Dylan isn’t known for having a traditionally beautiful voice, but I absolutely loved his vocal on the track. He sounded so weary as he slowly delivered these fantastic lines. There are so many great individual turns of phrase in the song, but my favorite verse is the following:
The jacks and the queens
They forsake the courtyard
Fifty-two gypsies
Now file past the guard
In the space where the deuce
And the ace once ran wild
Farewell Angelina
The sky is folding
I’ll see you after awhile
I loved the imagery with the players from the deck of cards, and when he slipped in the poker terms “folding” and “see” in the final two lines, I was just floored. It was so clever, and so different from anything else I had ever heard up to that point in my life. I wanted to hear more songs like this one. I wanted to have my mind blown in the same way that song had blown my mind. And in that moment, I became a Bob Dylan fan for life…like so many people before me, and so many since then. His songs didn’t just entertain me. They also educated me. I learned so much about vocabulary, history, spirituality and boundary breaking from listening to those songs. I had a similar reaction to ‘Farewell Angelina’ that I had when I first learned that poems didn’t have to have a traditional rhyming pattern. Essentially, all bets were off. My own writing was also impacted. Outside of papers where grammar and punctuation were evaluated, I began playing around with sentence structure and phrasing, so that my writing became more conversational. I began to write the way I wished I could talk, and that began after listening to songs like ‘Farewell Angelina’.

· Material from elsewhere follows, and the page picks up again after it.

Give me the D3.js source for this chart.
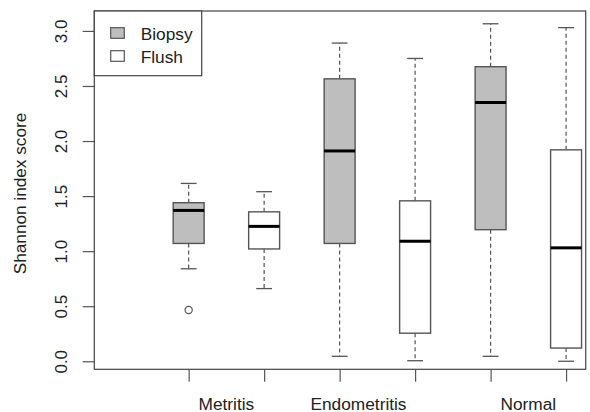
<!DOCTYPE html>
<html>
<head>
<meta charset="utf-8">
<script src="https://cdn.jsdelivr.net/npm/d3@7"></script>
<style>
  html, body { margin: 0; padding: 0; background: #fff; }
  svg { display: block; font-family: "Liberation Sans", Arial, sans-serif; }
</style>
</head>
<body>
<svg id="chart" width="590" height="412"></svg>
<script>
// ---- data ----
const groups = ["Metritis", "Endometritis", "Normal"];
const series = ["Biopsy", "Flush"];
const groupLabelAt = [1.5, 3.25, 5.5];
const yTicks = [0.0, 0.5, 1.0, 1.5, 2.0, 2.5, 3.0];

const biopsyLow    = [0.84, 0.045, 0.045];
const biopsyQ1     = [1.07, 1.07, 1.195];
const biopsyMedian = [1.37, 1.91, 2.35];
const biopsyQ3     = [1.44, 2.565, 2.675];
const biopsyHigh   = [1.615, 2.89, 3.065];
const biopsyOutliers = [[0.465], [], []];

const flushLow    = [0.66, 0.005, 0.0];
const flushQ1     = [1.02, 0.255, 0.12];
const flushMedian = [1.225, 1.09, 1.03];
const flushQ3     = [1.357, 1.457, 1.92];
const flushHigh   = [1.54, 2.75, 3.03];
const flushOutliers = [[], [], []];

// ---- build table ----
const boxes = [];
groups.forEach((g, i) => {
  boxes.push({ group: g, series: "Biopsy", pos: i * 2 + 1,
    lo: biopsyLow[i], q1: biopsyQ1[i], med: biopsyMedian[i], q3: biopsyQ3[i], hi: biopsyHigh[i], out: biopsyOutliers[i] });
  boxes.push({ group: g, series: "Flush", pos: i * 2 + 2,
    lo: flushLow[i], q1: flushQ1[i], med: flushMedian[i], q3: flushQ3[i], hi: flushHigh[i], out: flushOutliers[i] });
});
const fillColor = { Biopsy: "#bebebe", Flush: "#ffffff" };

// ---- layout ----
const L = 94.3, R = 585.7, T = 11, B = 369.3;
const svg = d3.select("#chart");
const x = d3.scaleLinear().domain([-0.25, 6.26]).range([L, R]);
const y = d3.scaleLinear().domain([-0.073, 3.181]).range([B, T]);
const boxW = 0.41, stapleW = 0.21;
const lineCol = "#555";
const textCol = "#222";

// boxes
const g = svg.append("g");
boxes.forEach(d => {
  const cx = x(d.pos);
  const hw = (x(boxW) - x(0)) / 2;
  const sw = (x(stapleW) - x(0)) / 2;
  // whiskers
  g.append("line").attr("x1", cx).attr("x2", cx).attr("y1", y(d.q3)).attr("y2", y(d.hi))
    .attr("stroke", lineCol).attr("stroke-width", 1.2).attr("stroke-dasharray", "4,3");
  g.append("line").attr("x1", cx).attr("x2", cx).attr("y1", y(d.q1)).attr("y2", y(d.lo))
    .attr("stroke", lineCol).attr("stroke-width", 1.2).attr("stroke-dasharray", "4,3");
  // staples
  g.append("line").attr("x1", cx - sw).attr("x2", cx + sw).attr("y1", y(d.hi)).attr("y2", y(d.hi))
    .attr("stroke", lineCol).attr("stroke-width", 1.3);
  g.append("line").attr("x1", cx - sw).attr("x2", cx + sw).attr("y1", y(d.lo)).attr("y2", y(d.lo))
    .attr("stroke", lineCol).attr("stroke-width", 1.3);
  // box
  g.append("rect").attr("x", cx - hw).attr("width", 2 * hw)
    .attr("y", y(d.q3)).attr("height", y(d.q1) - y(d.q3))
    .attr("fill", fillColor[d.series]).attr("stroke", lineCol).attr("stroke-width", 1.4);
  // median
  g.append("line").attr("x1", cx - hw).attr("x2", cx + hw).attr("y1", y(d.med)).attr("y2", y(d.med))
    .attr("stroke", "#000").attr("stroke-width", 3);
  // outliers
  d.out.forEach(v => {
    g.append("circle").attr("cx", cx).attr("cy", y(v)).attr("r", 3.6)
      .attr("fill", "none").attr("stroke", lineCol).attr("stroke-width", 1.2);
  });
});

// y axis
const yAxis = svg.append("g").attr("transform", `translate(${L},0)`)
  .call(d3.axisLeft(y).tickValues(yTicks).tickSize(11.6).tickFormat(d3.format(".1f")));
yAxis.select(".domain").remove();
yAxis.selectAll(".tick line").attr("stroke", lineCol).attr("stroke-width", 1.2);
yAxis.selectAll(".tick text")
  .attr("x", null).attr("dy", null)
  .attr("transform", "translate(-27,0) rotate(-90)")
  .attr("text-anchor", "middle")
  .attr("font-size", 17)
  .attr("fill", textCol)
  .style("font-family", '"Liberation Sans", Arial, sans-serif');

// x axis
const xAxis = svg.append("g").attr("transform", `translate(0,${B})`)
  .call(d3.axisBottom(x).tickValues(boxes.map(d => d.pos)).tickSize(12.4).tickFormat(""));
xAxis.select(".domain").remove();
xAxis.selectAll(".tick line").attr("stroke", lineCol).attr("stroke-width", 1.2);

// group labels
svg.append("g").selectAll("text").data(groups).join("text")
  .attr("x", (d, i) => x(groupLabelAt[i]))
  .attr("y", 409.5)
  .attr("text-anchor", "middle")
  .attr("font-size", 17.3)
  .attr("fill", textCol)
  .text(d => d);

// y label
svg.append("text")
  .attr("transform", `translate(26,${(113 + 274) / 2}) rotate(-90)`)
  .attr("text-anchor", "middle")
  .attr("font-size", 17.2)
  .attr("fill", textCol)
  .text("Shannon index score");

// frame
svg.append("rect").attr("x", L).attr("y", T).attr("width", R - L).attr("height", B - T)
  .attr("fill", "none").attr("stroke", "#444").attr("stroke-width", 1.2);

// legend
const lg = svg.append("g");
lg.append("rect").attr("x", L).attr("y", T).attr("width", 201.7 - L).attr("height", 75.7 - T)
  .attr("fill", "#fff").attr("stroke", "#444").attr("stroke-width", 1.2);
series.forEach((s, i) => {
  lg.append("rect").attr("x", 110.7).attr("y", 27.7 + i * 23).attr("width", 13.6).attr("height", 10.6)
    .attr("fill", fillColor[s]).attr("stroke", lineCol).attr("stroke-width", 1.2);
  lg.append("text").attr("x", 140.7).attr("y", 39.5 + i * 23)
    .attr("font-size", 17.3).attr("fill", textCol).text(s);
});
</script>
</body>
</html>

There was also an attitude from much of his work that made me feel stronger when I listened to it. A bit of defiance here, and some self-reliance there, which was something I really needed at that time in my life. Over the years, Dylan’s songs have saved me over and over again. I can always return to them, and it is like putting on a pair of comfortable shoes. They’ve made me laugh when I’ve needed a laugh. They’ve pulled me out of a funk when I’ve gotten myself into a funk. They’ve pushed the reset button in my brain when I’ve gotten out of sorts.
I just can’t imagine how life would have gone had Mr. Kralosky not given us that assignment in English class. It may have taken me many more years to cross paths with Dylan’s work, and even then, things may not have clicked in the same manner in which they did. I may have found a different entry point, and not had that revelatory moment that I had when listening to ‘Farewell Angelina’ for the first time. I’m forever thankful that it played out the way it did.